Description of the task
Scan the data below for the string "with". Copy every line where it appears.

The input
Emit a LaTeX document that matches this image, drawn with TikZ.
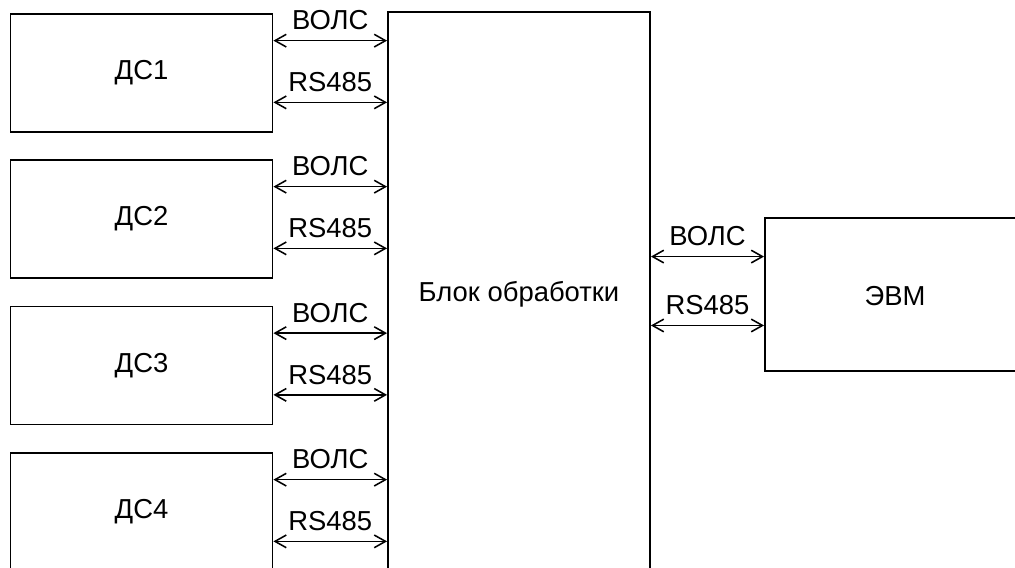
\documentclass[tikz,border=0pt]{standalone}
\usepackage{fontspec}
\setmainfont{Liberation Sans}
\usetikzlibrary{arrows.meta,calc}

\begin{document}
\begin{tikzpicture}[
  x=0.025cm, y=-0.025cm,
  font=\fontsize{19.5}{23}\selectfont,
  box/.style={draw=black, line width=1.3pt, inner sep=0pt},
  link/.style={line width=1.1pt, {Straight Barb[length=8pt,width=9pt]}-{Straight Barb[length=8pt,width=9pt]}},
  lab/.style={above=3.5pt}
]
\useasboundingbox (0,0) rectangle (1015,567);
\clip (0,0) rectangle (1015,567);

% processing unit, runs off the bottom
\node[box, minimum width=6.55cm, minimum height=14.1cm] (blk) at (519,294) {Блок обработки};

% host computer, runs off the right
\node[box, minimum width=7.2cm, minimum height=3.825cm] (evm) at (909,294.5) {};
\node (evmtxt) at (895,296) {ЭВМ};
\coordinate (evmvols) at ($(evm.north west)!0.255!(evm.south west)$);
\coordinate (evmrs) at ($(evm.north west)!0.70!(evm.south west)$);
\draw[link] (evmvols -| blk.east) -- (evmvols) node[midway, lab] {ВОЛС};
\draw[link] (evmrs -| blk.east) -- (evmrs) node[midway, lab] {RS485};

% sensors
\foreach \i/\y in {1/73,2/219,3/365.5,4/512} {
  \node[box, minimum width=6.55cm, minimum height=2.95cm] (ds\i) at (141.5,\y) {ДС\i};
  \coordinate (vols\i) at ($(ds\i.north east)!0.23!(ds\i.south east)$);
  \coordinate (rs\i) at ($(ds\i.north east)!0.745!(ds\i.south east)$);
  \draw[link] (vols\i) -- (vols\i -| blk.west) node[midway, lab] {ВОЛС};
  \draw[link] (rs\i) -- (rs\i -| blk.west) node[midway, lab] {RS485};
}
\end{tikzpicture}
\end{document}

---

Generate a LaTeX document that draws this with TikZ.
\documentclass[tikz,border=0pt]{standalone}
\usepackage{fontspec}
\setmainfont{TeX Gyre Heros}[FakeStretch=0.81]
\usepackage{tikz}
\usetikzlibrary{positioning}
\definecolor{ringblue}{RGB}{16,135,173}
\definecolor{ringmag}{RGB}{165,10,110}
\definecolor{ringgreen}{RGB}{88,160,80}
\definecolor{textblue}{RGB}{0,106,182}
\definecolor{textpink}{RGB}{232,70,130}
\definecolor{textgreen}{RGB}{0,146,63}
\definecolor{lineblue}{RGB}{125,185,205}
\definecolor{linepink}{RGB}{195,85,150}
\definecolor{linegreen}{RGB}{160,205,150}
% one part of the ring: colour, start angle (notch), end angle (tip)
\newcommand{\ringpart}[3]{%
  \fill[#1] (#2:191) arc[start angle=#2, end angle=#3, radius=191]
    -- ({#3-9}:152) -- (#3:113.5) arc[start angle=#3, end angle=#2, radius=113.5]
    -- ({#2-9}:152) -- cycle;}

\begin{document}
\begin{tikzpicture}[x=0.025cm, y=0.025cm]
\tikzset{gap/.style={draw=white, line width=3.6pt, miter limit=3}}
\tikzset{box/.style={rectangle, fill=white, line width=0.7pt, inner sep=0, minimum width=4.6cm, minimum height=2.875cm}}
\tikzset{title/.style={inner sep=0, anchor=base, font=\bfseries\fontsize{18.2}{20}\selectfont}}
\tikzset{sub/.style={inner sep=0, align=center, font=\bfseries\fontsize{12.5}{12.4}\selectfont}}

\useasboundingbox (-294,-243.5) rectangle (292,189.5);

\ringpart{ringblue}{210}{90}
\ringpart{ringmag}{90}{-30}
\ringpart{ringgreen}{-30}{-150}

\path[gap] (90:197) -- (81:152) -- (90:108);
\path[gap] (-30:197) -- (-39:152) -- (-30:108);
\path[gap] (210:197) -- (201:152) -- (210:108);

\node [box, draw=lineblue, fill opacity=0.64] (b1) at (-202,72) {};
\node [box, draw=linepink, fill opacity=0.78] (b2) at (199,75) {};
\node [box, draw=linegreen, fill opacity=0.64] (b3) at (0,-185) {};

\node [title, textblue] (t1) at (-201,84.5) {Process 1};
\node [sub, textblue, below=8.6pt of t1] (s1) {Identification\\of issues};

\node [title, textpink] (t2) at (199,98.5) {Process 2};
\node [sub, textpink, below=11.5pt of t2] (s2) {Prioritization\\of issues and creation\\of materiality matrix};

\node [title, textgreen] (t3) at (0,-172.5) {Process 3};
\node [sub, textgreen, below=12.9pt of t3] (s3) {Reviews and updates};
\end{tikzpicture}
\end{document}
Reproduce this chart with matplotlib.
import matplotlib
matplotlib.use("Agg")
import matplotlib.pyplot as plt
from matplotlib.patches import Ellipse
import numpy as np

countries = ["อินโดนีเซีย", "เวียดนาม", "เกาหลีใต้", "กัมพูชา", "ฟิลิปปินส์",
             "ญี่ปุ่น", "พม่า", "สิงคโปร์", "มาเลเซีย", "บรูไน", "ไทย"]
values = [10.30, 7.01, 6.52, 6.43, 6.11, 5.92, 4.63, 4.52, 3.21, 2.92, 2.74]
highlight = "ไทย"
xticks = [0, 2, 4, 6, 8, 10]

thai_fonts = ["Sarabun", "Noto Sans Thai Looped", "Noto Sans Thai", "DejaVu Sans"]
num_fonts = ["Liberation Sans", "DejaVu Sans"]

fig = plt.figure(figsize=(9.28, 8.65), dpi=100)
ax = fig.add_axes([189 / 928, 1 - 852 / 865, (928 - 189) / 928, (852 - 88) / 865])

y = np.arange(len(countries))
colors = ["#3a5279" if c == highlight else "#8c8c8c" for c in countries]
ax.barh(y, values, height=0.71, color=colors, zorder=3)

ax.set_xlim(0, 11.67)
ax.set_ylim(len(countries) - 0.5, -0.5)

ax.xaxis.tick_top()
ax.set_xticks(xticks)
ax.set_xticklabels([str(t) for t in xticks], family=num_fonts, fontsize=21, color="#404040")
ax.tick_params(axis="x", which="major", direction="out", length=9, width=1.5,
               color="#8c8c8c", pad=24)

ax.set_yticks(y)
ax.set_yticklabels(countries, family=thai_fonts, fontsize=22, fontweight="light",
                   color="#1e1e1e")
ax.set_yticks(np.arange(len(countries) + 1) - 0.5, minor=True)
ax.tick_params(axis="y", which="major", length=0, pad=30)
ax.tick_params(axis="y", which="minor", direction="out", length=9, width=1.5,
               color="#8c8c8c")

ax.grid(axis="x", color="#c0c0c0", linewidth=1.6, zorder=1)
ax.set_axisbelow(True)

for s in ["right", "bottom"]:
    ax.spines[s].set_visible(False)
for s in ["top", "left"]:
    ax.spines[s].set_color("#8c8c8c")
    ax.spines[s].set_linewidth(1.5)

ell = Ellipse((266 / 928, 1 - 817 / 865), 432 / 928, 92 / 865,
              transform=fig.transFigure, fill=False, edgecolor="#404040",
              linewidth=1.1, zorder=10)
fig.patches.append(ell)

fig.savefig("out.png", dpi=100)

...

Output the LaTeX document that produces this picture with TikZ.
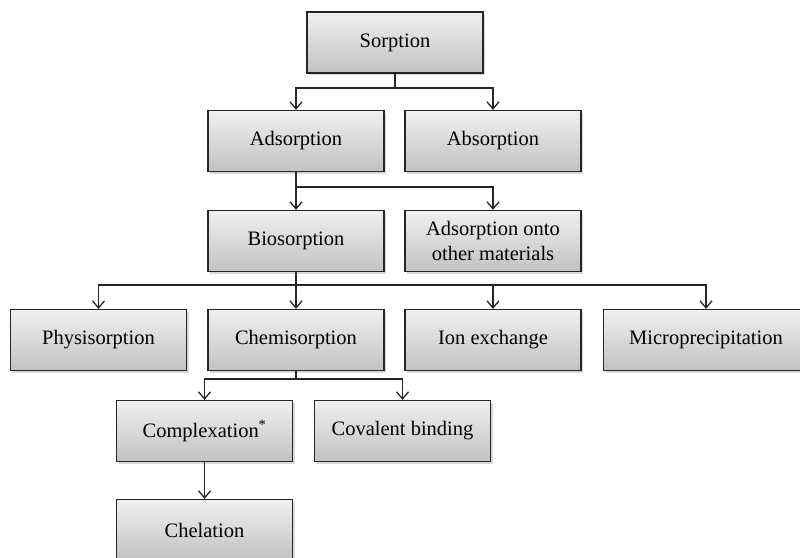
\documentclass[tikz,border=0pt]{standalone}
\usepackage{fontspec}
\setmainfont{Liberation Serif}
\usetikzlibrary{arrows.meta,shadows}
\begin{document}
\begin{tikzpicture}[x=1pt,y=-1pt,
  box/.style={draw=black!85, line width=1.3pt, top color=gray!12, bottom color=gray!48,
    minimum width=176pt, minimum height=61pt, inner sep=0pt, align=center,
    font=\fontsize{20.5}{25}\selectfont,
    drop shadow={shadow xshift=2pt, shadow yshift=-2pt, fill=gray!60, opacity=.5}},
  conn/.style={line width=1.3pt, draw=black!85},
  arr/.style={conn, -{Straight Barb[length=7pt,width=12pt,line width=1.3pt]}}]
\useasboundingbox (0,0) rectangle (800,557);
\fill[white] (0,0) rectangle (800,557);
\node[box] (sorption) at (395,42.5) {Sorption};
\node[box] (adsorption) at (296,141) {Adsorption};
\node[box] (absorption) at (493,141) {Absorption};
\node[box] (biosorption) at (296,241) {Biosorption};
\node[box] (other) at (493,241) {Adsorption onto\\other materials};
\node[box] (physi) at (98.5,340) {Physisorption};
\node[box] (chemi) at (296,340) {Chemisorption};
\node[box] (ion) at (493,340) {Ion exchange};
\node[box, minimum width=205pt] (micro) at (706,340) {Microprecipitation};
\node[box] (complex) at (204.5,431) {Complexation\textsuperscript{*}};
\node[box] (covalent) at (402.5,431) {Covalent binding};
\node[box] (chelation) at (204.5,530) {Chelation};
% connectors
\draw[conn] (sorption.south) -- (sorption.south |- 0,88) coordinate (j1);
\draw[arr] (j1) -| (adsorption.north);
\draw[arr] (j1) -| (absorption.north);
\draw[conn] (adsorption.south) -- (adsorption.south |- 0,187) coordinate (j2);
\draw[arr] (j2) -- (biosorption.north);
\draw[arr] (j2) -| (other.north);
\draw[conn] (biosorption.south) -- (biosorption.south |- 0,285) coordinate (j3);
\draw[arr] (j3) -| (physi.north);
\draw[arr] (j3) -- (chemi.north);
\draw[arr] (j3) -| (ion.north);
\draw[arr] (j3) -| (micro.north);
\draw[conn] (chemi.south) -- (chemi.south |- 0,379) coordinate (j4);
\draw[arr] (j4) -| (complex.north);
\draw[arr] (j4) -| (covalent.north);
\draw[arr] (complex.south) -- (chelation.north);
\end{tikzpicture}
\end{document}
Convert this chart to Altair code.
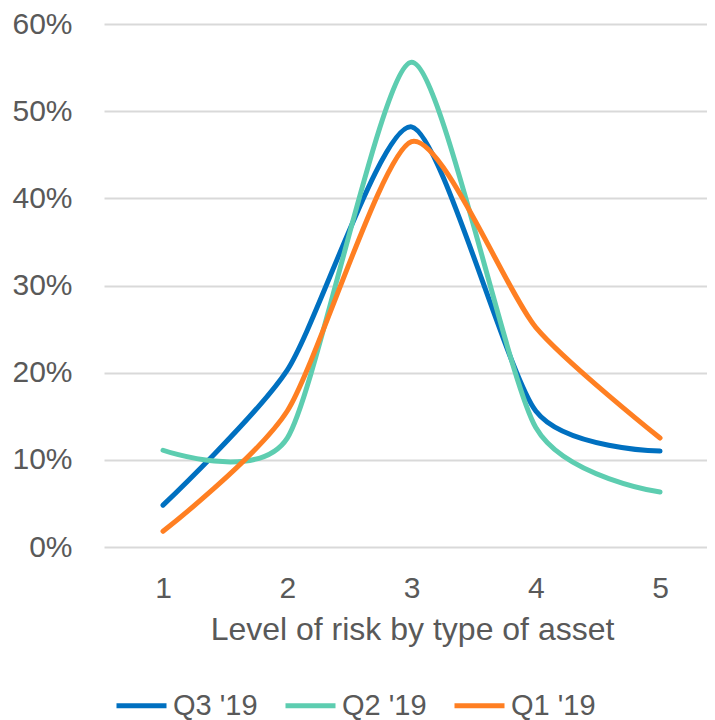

Answer to this exercise
Emit a LaTeX document that matches this image, drawn with TikZ.
Generate a LaTeX document that draws this with TikZ.
Reproduce this chart with matplotlib.
Output the LaTeX document that produces this picture with TikZ.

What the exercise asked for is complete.